**Given data**
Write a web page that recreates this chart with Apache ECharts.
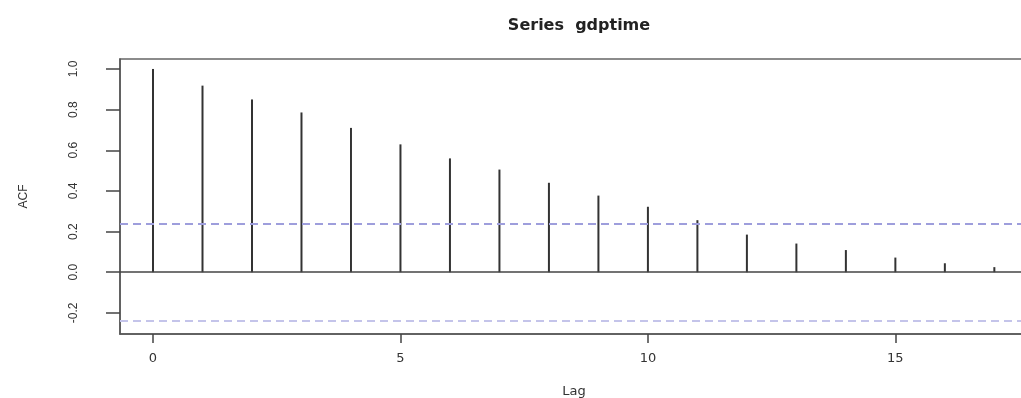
<!DOCTYPE html>
<html>
<head>
<meta charset="utf-8">
<script src="https://cdn.jsdelivr.net/npm/echarts@6/dist/echarts.min.js"></script>
<style>html,body{margin:0;padding:0;background:#fff}#c{width:1021px;height:398px}</style>
</head>
<body>
<div id="c"></div>
<script>
const lags = [0,1,2,3,4,5,6,7,8,9,10,11,12,13,14,15,16,17];
const acf = [1.0,0.918,0.850,0.786,0.710,0.629,0.560,0.505,0.440,0.377,0.322,0.256,0.185,0.141,0.109,0.072,0.044,0.025];
const ciBound = 0.245;
const xTicks = [0,5,10,15];
const yTicks = [-0.2,0.0,0.2,0.4,0.6,0.8,1.0];
const titleText = 'Series  gdptime';
const xName = 'Lag';
const yName = 'ACF';

const chart = echarts.init(document.getElementById('c'));
chart.setOption({
  animation: false,
  backgroundColor: '#fff',
  title: {
    text: titleText, left: 574, top: 13, textAlign: 'center',
    textStyle: {fontFamily: 'DejaVu Sans', fontWeight: 'bold', fontSize: 16, color: '#222'}
  },
  grid: {left: 120, top: 59, right: -7, bottom: 64, outerBoundsMode: 'none', containLabel: false,
    show: true, borderColor: '#666', borderWidth: 1.5, backgroundColor: 'transparent'},
  xAxis: {
    type: 'value', min: -0.667, max: 17.68,
    name: xName, nameLocation: 'middle', nameGap: 51,
    nameTextStyle: {fontFamily: 'DejaVu Sans', fontSize: 13, color: '#333'},
    axisLine: {show: true, onZero: false, lineStyle: {color: '#555', width: 1.5}},
    axisTick: {show: true, length: 9, customValues: xTicks, lineStyle: {color: '#444', width: 1.5}},
    axisLabel: {customValues: xTicks, margin: 18, fontFamily: 'DejaVu Sans', fontSize: 13, color: '#333'},
    splitLine: {show: false}
  },
  yAxis: {
    type: 'value', min: -0.304, max: 1.049,
    name: yName, nameLocation: 'middle', nameGap: 90, nameRotate: 90,
    nameTextStyle: {fontFamily: 'Liberation Sans', fontSize: 12, color: '#333'},
    axisLine: {show: true, onZero: false, lineStyle: {color: '#555', width: 1.5}},
    axisTick: {show: true, length: 14, customValues: yTicks, lineStyle: {color: '#444', width: 1.5}},
    axisLabel: {customValues: yTicks, rotate: 90, margin: 40, fontFamily: 'Liberation Sans', fontSize: 12, color: '#333',
      formatter: v => Number(v).toFixed(1)},
    splitLine: {show: false}
  },
  series: [{
    type: 'custom',
    data: lags.map((l, i) => [l, acf[i]]),
    renderItem: function (params, api) {
      const p0 = api.coord([api.value(0), 0]);
      const p1 = api.coord([api.value(0), api.value(1)]);
      return {type: 'line', shape: {x1: p0[0], y1: p0[1], x2: p1[0], y2: p1[1]},
        style: {stroke: '#333', lineWidth: 2}};
    },
    markLine: {
      silent: true, symbol: 'none', label: {show: false},
      data: [
        {yAxis: 0, lineStyle: {color: '#444', width: 1.5, type: 'solid'}},
        {yAxis: ciBound, lineStyle: {color: '#9e9edc', width: 2, type: [8, 5]}},
        {yAxis: -ciBound, lineStyle: {color: '#c4c4ea', width: 2, type: [8, 5]}}
      ]
    }
  }]
});
</script>
</body>
</html>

**Instructions to follow**
Set down the complete material exactly, but do not include the images.

**Problem solution**
Write a web page that recreates this chart with Apache ECharts.
<!DOCTYPE html>
<html>
<head>
<meta charset="utf-8">
<script src="https://cdn.jsdelivr.net/npm/echarts@6/dist/echarts.min.js"></script>
<style>html,body{margin:0;padding:0;background:#fff}#c{width:1021px;height:398px}</style>
</head>
<body>
<div id="c"></div>
<script>
const lags = [0,1,2,3,4,5,6,7,8,9,10,11,12,13,14,15,16,17];
const acf = [1.0,0.918,0.850,0.786,0.710,0.629,0.560,0.505,0.440,0.377,0.322,0.256,0.185,0.141,0.109,0.072,0.044,0.025];
const ciBound = 0.245;
const xTicks = [0,5,10,15];
const yTicks = [-0.2,0.0,0.2,0.4,0.6,0.8,1.0];
const titleText = 'Series  gdptime';
const xName = 'Lag';
const yName = 'ACF';

const chart = echarts.init(document.getElementById('c'));
chart.setOption({
  animation: false,
  backgroundColor: '#fff',
  title: {
    text: titleText, left: 574, top: 13, textAlign: 'center',
    textStyle: {fontFamily: 'DejaVu Sans', fontWeight: 'bold', fontSize: 16, color: '#222'}
  },
  grid: {left: 120, top: 59, right: -7, bottom: 64, outerBoundsMode: 'none', containLabel: false,
    show: true, borderColor: '#666', borderWidth: 1.5, backgroundColor: 'transparent'},
  xAxis: {
    type: 'value', min: -0.667, max: 17.68,
    name: xName, nameLocation: 'middle', nameGap: 51,
    nameTextStyle: {fontFamily: 'DejaVu Sans', fontSize: 13, color: '#333'},
    axisLine: {show: true, onZero: false, lineStyle: {color: '#555', width: 1.5}},
    axisTick: {show: true, length: 9, customValues: xTicks, lineStyle: {color: '#444', width: 1.5}},
    axisLabel: {customValues: xTicks, margin: 18, fontFamily: 'DejaVu Sans', fontSize: 13, color: '#333'},
    splitLine: {show: false}
  },
  yAxis: {
    type: 'value', min: -0.304, max: 1.049,
    name: yName, nameLocation: 'middle', nameGap: 90, nameRotate: 90,
    nameTextStyle: {fontFamily: 'Liberation Sans', fontSize: 12, color: '#333'},
    axisLine: {show: true, onZero: false, lineStyle: {color: '#555', width: 1.5}},
    axisTick: {show: true, length: 14, customValues: yTicks, lineStyle: {color: '#444', width: 1.5}},
    axisLabel: {customValues: yTicks, rotate: 90, margin: 40, fontFamily: 'Liberation Sans', fontSize: 12, color: '#333',
      formatter: v => Number(v).toFixed(1)},
    splitLine: {show: false}
  },
  series: [{
    type: 'custom',
    data: lags.map((l, i) => [l, acf[i]]),
    renderItem: function (params, api) {
      const p0 = api.coord([api.value(0), 0]);
      const p1 = api.coord([api.value(0), api.value(1)]);
      return {type: 'line', shape: {x1: p0[0], y1: p0[1], x2: p1[0], y2: p1[1]},
        style: {stroke: '#333', lineWidth: 2}};
    },
    markLine: {
      silent: true, symbol: 'none', label: {show: false},
      data: [
        {yAxis: 0, lineStyle: {color: '#444', width: 1.5, type: 'solid'}},
        {yAxis: ciBound, lineStyle: {color: '#9e9edc', width: 2, type: [8, 5]}},
        {yAxis: -ciBound, lineStyle: {color: '#c4c4ea', width: 2, type: [8, 5]}}
      ]
    }
  }]
});
</script>
</body>
</html>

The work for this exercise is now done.